■ What is asked ■
How many lines of these entries include the string "draw"? State the number alone.

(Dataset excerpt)
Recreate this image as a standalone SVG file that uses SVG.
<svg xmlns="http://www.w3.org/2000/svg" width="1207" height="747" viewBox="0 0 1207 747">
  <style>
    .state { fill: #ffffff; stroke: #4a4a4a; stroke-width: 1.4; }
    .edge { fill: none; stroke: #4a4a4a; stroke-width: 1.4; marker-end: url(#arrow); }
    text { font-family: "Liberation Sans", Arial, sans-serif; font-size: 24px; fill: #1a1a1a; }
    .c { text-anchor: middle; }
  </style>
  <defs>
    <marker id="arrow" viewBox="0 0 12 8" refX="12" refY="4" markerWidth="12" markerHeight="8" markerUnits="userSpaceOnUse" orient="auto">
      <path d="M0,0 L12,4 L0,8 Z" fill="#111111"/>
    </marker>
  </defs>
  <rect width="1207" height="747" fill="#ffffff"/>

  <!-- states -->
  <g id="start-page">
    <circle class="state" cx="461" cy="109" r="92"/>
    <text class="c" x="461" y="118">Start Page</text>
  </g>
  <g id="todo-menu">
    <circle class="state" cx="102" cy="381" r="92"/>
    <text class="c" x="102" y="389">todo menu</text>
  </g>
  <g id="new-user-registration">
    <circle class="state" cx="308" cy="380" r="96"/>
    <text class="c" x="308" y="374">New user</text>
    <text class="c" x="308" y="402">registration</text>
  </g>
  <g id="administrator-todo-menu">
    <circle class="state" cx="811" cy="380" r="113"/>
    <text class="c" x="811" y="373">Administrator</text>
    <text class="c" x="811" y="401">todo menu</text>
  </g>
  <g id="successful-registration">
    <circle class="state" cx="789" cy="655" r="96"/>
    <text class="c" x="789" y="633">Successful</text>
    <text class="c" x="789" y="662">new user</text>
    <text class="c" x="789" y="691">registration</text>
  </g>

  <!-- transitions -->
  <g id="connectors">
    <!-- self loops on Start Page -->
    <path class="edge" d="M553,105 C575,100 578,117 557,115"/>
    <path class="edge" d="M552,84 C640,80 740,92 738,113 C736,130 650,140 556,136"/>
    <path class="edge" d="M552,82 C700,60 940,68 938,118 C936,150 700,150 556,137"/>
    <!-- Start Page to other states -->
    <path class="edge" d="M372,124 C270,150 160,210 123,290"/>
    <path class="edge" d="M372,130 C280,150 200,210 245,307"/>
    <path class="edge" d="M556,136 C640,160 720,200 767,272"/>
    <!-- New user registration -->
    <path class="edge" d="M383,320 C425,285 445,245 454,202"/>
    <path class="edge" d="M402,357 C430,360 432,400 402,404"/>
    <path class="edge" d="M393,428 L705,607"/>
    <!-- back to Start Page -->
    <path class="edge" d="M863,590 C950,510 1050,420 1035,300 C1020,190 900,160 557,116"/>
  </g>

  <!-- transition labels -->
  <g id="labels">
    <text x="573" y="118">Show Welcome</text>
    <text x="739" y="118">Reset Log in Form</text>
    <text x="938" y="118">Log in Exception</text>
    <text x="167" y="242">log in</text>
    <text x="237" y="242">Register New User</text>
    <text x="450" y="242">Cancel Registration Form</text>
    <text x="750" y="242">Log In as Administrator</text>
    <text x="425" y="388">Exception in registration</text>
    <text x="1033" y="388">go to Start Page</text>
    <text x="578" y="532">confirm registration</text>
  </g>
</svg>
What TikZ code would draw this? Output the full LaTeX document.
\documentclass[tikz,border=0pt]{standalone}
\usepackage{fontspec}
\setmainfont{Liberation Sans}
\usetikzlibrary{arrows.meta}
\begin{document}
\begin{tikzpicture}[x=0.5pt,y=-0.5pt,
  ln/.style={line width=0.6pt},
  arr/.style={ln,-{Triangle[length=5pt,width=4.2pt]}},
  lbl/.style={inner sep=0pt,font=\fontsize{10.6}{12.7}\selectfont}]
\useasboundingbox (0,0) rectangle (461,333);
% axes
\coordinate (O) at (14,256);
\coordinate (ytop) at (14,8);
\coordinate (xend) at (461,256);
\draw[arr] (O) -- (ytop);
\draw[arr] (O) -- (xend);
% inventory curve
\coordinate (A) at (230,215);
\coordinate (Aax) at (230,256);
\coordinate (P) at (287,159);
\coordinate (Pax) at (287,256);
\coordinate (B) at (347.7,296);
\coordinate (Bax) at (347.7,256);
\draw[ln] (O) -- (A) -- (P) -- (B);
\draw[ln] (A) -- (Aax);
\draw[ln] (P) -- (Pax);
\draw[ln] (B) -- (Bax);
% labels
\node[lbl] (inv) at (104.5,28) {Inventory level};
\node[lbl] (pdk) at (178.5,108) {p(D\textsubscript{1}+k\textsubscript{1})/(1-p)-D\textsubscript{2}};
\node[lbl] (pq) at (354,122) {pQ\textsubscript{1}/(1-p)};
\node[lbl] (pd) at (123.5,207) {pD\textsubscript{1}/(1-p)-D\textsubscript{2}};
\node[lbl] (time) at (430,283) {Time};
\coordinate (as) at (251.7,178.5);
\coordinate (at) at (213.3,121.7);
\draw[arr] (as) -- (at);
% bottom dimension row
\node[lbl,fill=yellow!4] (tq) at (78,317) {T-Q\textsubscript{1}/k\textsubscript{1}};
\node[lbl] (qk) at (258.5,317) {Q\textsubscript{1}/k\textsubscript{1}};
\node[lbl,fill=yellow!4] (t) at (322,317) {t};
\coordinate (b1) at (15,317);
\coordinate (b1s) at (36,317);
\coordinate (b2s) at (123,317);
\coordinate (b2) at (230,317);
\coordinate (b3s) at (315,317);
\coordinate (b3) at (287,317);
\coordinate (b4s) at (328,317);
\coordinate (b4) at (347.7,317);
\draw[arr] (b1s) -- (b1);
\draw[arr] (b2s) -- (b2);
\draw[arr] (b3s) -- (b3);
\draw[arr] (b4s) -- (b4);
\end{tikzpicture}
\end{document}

■ Task result ■
12